• _Written task_:
Without the images, write out the whole listing exactly.

• _Data provided_:
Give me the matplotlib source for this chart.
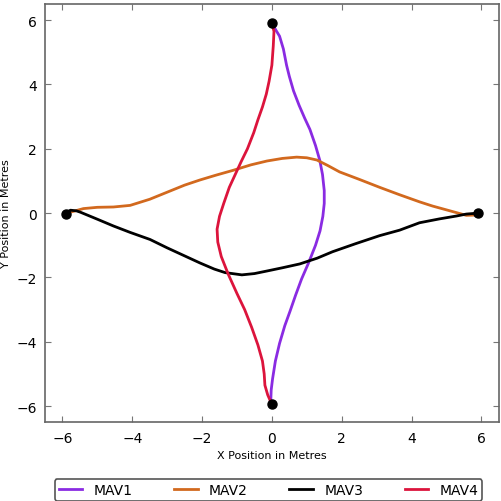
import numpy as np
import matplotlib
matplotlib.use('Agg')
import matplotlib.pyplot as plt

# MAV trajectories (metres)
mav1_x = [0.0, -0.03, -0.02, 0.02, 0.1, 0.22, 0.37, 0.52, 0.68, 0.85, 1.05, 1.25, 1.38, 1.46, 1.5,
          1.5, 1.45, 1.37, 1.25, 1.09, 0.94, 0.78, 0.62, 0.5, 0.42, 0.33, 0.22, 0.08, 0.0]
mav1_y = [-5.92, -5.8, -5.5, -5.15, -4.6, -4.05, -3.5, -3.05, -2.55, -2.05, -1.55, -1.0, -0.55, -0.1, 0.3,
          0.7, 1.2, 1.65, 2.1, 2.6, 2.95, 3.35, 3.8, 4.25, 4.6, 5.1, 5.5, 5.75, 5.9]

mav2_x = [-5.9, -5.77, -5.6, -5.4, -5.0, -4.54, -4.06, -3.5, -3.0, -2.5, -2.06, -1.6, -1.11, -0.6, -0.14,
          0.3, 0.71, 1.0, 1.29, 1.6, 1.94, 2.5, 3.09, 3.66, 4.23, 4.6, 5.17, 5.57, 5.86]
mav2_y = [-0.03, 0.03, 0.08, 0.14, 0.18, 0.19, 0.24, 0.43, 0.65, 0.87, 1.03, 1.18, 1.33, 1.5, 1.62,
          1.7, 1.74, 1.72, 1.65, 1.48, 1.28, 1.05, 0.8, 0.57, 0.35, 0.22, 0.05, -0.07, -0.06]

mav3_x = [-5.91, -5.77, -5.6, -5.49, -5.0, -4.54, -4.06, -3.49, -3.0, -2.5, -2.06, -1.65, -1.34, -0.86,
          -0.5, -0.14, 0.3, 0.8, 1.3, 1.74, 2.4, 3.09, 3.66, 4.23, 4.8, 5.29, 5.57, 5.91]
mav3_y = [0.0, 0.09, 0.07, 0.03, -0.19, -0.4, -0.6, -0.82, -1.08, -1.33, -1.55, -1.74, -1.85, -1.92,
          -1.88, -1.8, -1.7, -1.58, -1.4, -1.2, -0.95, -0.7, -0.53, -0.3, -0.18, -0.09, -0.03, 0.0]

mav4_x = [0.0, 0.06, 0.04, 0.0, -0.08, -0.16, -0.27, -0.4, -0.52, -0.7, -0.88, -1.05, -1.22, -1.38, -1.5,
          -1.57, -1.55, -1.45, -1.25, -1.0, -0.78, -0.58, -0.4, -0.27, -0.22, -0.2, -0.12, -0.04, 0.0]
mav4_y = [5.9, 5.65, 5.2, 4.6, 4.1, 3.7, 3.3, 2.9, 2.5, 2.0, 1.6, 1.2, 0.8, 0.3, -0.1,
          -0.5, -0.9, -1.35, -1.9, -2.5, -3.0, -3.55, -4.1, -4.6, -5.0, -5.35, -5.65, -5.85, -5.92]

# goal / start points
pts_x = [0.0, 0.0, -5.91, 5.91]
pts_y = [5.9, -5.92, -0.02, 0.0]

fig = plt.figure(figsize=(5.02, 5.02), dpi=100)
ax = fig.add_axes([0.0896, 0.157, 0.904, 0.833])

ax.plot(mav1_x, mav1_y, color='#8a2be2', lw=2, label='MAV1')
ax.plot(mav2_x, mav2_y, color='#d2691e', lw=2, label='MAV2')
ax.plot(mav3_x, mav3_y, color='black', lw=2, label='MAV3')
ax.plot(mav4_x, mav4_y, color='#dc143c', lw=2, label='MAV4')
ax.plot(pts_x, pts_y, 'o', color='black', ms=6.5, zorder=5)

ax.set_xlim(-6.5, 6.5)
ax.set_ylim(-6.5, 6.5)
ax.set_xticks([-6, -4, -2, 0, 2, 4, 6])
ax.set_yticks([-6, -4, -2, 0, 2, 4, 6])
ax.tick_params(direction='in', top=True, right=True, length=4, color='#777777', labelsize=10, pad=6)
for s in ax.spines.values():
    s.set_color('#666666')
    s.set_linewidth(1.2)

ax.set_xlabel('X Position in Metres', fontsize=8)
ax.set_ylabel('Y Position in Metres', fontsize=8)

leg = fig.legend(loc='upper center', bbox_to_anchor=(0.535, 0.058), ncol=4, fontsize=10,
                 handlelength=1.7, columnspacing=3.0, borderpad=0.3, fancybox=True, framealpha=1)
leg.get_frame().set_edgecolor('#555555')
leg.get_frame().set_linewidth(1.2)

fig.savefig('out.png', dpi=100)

• _Task solution_:
Give me the matplotlib source for this chart.
import numpy as np
import matplotlib
matplotlib.use('Agg')
import matplotlib.pyplot as plt

# MAV trajectories (metres)
mav1_x = [0.0, -0.03, -0.02, 0.02, 0.1, 0.22, 0.37, 0.52, 0.68, 0.85, 1.05, 1.25, 1.38, 1.46, 1.5,
          1.5, 1.45, 1.37, 1.25, 1.09, 0.94, 0.78, 0.62, 0.5, 0.42, 0.33, 0.22, 0.08, 0.0]
mav1_y = [-5.92, -5.8, -5.5, -5.15, -4.6, -4.05, -3.5, -3.05, -2.55, -2.05, -1.55, -1.0, -0.55, -0.1, 0.3,
          0.7, 1.2, 1.65, 2.1, 2.6, 2.95, 3.35, 3.8, 4.25, 4.6, 5.1, 5.5, 5.75, 5.9]

mav2_x = [-5.9, -5.77, -5.6, -5.4, -5.0, -4.54, -4.06, -3.5, -3.0, -2.5, -2.06, -1.6, -1.11, -0.6, -0.14,
          0.3, 0.71, 1.0, 1.29, 1.6, 1.94, 2.5, 3.09, 3.66, 4.23, 4.6, 5.17, 5.57, 5.86]
mav2_y = [-0.03, 0.03, 0.08, 0.14, 0.18, 0.19, 0.24, 0.43, 0.65, 0.87, 1.03, 1.18, 1.33, 1.5, 1.62,
          1.7, 1.74, 1.72, 1.65, 1.48, 1.28, 1.05, 0.8, 0.57, 0.35, 0.22, 0.05, -0.07, -0.06]

mav3_x = [-5.91, -5.77, -5.6, -5.49, -5.0, -4.54, -4.06, -3.49, -3.0, -2.5, -2.06, -1.65, -1.34, -0.86,
          -0.5, -0.14, 0.3, 0.8, 1.3, 1.74, 2.4, 3.09, 3.66, 4.23, 4.8, 5.29, 5.57, 5.91]
mav3_y = [0.0, 0.09, 0.07, 0.03, -0.19, -0.4, -0.6, -0.82, -1.08, -1.33, -1.55, -1.74, -1.85, -1.92,
          -1.88, -1.8, -1.7, -1.58, -1.4, -1.2, -0.95, -0.7, -0.53, -0.3, -0.18, -0.09, -0.03, 0.0]

mav4_x = [0.0, 0.06, 0.04, 0.0, -0.08, -0.16, -0.27, -0.4, -0.52, -0.7, -0.88, -1.05, -1.22, -1.38, -1.5,
          -1.57, -1.55, -1.45, -1.25, -1.0, -0.78, -0.58, -0.4, -0.27, -0.22, -0.2, -0.12, -0.04, 0.0]
mav4_y = [5.9, 5.65, 5.2, 4.6, 4.1, 3.7, 3.3, 2.9, 2.5, 2.0, 1.6, 1.2, 0.8, 0.3, -0.1,
          -0.5, -0.9, -1.35, -1.9, -2.5, -3.0, -3.55, -4.1, -4.6, -5.0, -5.35, -5.65, -5.85, -5.92]

# goal / start points
pts_x = [0.0, 0.0, -5.91, 5.91]
pts_y = [5.9, -5.92, -0.02, 0.0]

fig = plt.figure(figsize=(5.02, 5.02), dpi=100)
ax = fig.add_axes([0.0896, 0.157, 0.904, 0.833])

ax.plot(mav1_x, mav1_y, color='#8a2be2', lw=2, label='MAV1')
ax.plot(mav2_x, mav2_y, color='#d2691e', lw=2, label='MAV2')
ax.plot(mav3_x, mav3_y, color='black', lw=2, label='MAV3')
ax.plot(mav4_x, mav4_y, color='#dc143c', lw=2, label='MAV4')
ax.plot(pts_x, pts_y, 'o', color='black', ms=6.5, zorder=5)

ax.set_xlim(-6.5, 6.5)
ax.set_ylim(-6.5, 6.5)
ax.set_xticks([-6, -4, -2, 0, 2, 4, 6])
ax.set_yticks([-6, -4, -2, 0, 2, 4, 6])
ax.tick_params(direction='in', top=True, right=True, length=4, color='#777777', labelsize=10, pad=6)
for s in ax.spines.values():
    s.set_color('#666666')
    s.set_linewidth(1.2)

ax.set_xlabel('X Position in Metres', fontsize=8)
ax.set_ylabel('Y Position in Metres', fontsize=8)

leg = fig.legend(loc='upper center', bbox_to_anchor=(0.535, 0.058), ncol=4, fontsize=10,
                 handlelength=1.7, columnspacing=3.0, borderpad=0.3, fancybox=True, framealpha=1)
leg.get_frame().set_edgecolor('#555555')
leg.get_frame().set_linewidth(1.2)

fig.savefig('out.png', dpi=100)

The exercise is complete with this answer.